*Information provided*

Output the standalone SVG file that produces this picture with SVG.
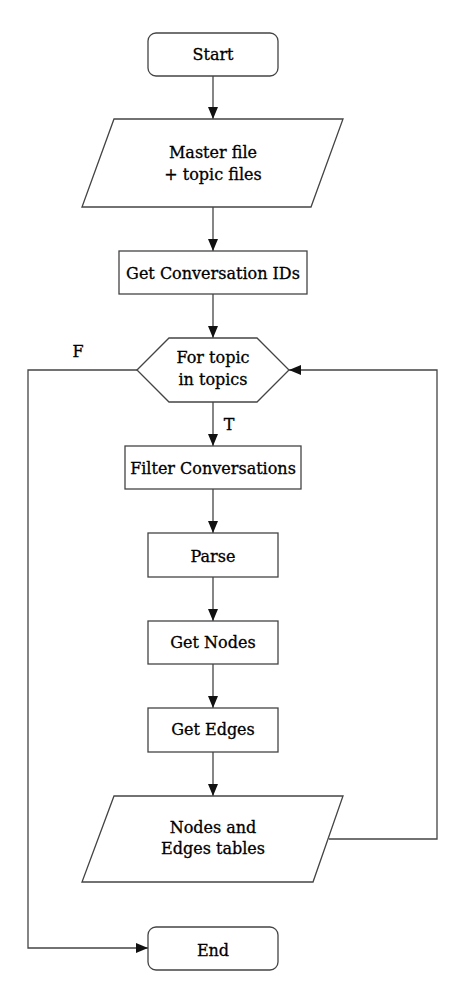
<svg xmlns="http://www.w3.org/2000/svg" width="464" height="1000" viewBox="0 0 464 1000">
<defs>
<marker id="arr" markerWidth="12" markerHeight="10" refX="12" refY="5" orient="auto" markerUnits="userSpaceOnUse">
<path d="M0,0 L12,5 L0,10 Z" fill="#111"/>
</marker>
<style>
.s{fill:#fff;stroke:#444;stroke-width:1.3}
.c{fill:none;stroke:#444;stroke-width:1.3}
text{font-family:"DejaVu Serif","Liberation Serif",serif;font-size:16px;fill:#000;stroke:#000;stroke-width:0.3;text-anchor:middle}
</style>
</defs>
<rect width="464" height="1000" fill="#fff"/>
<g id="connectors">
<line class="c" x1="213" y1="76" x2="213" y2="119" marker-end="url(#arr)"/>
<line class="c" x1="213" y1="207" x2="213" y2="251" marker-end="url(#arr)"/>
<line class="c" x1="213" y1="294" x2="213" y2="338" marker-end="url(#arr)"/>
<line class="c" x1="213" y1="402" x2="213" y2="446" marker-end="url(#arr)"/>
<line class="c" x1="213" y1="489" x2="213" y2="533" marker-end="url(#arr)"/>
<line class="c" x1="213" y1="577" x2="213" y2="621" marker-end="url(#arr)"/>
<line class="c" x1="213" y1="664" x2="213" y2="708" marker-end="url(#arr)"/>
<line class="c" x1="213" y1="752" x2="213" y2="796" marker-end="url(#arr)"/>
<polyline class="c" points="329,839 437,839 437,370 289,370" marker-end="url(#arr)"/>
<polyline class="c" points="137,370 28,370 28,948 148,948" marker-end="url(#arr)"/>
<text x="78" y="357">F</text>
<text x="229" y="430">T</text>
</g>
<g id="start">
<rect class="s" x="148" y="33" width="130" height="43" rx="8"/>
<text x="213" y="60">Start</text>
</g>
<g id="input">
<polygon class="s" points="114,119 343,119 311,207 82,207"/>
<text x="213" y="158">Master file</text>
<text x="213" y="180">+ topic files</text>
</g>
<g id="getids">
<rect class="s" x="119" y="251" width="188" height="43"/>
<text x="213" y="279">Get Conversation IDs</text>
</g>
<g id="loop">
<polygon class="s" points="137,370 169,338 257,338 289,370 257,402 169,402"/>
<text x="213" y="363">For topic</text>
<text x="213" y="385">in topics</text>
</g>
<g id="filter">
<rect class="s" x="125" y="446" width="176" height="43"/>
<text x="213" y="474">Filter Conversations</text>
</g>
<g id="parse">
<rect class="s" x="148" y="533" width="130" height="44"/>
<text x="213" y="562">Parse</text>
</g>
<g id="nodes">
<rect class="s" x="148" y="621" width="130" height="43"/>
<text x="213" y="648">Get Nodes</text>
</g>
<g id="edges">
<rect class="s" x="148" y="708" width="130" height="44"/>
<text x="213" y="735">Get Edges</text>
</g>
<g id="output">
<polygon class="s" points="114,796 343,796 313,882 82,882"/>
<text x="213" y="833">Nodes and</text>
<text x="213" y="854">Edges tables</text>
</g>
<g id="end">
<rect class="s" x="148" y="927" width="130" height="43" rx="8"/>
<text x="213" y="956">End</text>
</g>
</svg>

*Objective*
Copy each line exactly, and leave the pictures out of your copy.

*Solution*
Output the standalone SVG file that produces this picture with SVG.
<svg xmlns="http://www.w3.org/2000/svg" width="464" height="1000" viewBox="0 0 464 1000">
<defs>
<marker id="arr" markerWidth="12" markerHeight="10" refX="12" refY="5" orient="auto" markerUnits="userSpaceOnUse">
<path d="M0,0 L12,5 L0,10 Z" fill="#111"/>
</marker>
<style>
.s{fill:#fff;stroke:#444;stroke-width:1.3}
.c{fill:none;stroke:#444;stroke-width:1.3}
text{font-family:"DejaVu Serif","Liberation Serif",serif;font-size:16px;fill:#000;stroke:#000;stroke-width:0.3;text-anchor:middle}
</style>
</defs>
<rect width="464" height="1000" fill="#fff"/>
<g id="connectors">
<line class="c" x1="213" y1="76" x2="213" y2="119" marker-end="url(#arr)"/>
<line class="c" x1="213" y1="207" x2="213" y2="251" marker-end="url(#arr)"/>
<line class="c" x1="213" y1="294" x2="213" y2="338" marker-end="url(#arr)"/>
<line class="c" x1="213" y1="402" x2="213" y2="446" marker-end="url(#arr)"/>
<line class="c" x1="213" y1="489" x2="213" y2="533" marker-end="url(#arr)"/>
<line class="c" x1="213" y1="577" x2="213" y2="621" marker-end="url(#arr)"/>
<line class="c" x1="213" y1="664" x2="213" y2="708" marker-end="url(#arr)"/>
<line class="c" x1="213" y1="752" x2="213" y2="796" marker-end="url(#arr)"/>
<polyline class="c" points="329,839 437,839 437,370 289,370" marker-end="url(#arr)"/>
<polyline class="c" points="137,370 28,370 28,948 148,948" marker-end="url(#arr)"/>
<text x="78" y="357">F</text>
<text x="229" y="430">T</text>
</g>
<g id="start">
<rect class="s" x="148" y="33" width="130" height="43" rx="8"/>
<text x="213" y="60">Start</text>
</g>
<g id="input">
<polygon class="s" points="114,119 343,119 311,207 82,207"/>
<text x="213" y="158">Master file</text>
<text x="213" y="180">+ topic files</text>
</g>
<g id="getids">
<rect class="s" x="119" y="251" width="188" height="43"/>
<text x="213" y="279">Get Conversation IDs</text>
</g>
<g id="loop">
<polygon class="s" points="137,370 169,338 257,338 289,370 257,402 169,402"/>
<text x="213" y="363">For topic</text>
<text x="213" y="385">in topics</text>
</g>
<g id="filter">
<rect class="s" x="125" y="446" width="176" height="43"/>
<text x="213" y="474">Filter Conversations</text>
</g>
<g id="parse">
<rect class="s" x="148" y="533" width="130" height="44"/>
<text x="213" y="562">Parse</text>
</g>
<g id="nodes">
<rect class="s" x="148" y="621" width="130" height="43"/>
<text x="213" y="648">Get Nodes</text>
</g>
<g id="edges">
<rect class="s" x="148" y="708" width="130" height="44"/>
<text x="213" y="735">Get Edges</text>
</g>
<g id="output">
<polygon class="s" points="114,796 343,796 313,882 82,882"/>
<text x="213" y="833">Nodes and</text>
<text x="213" y="854">Edges tables</text>
</g>
<g id="end">
<rect class="s" x="148" y="927" width="130" height="43" rx="8"/>
<text x="213" y="956">End</text>
</g>
</svg>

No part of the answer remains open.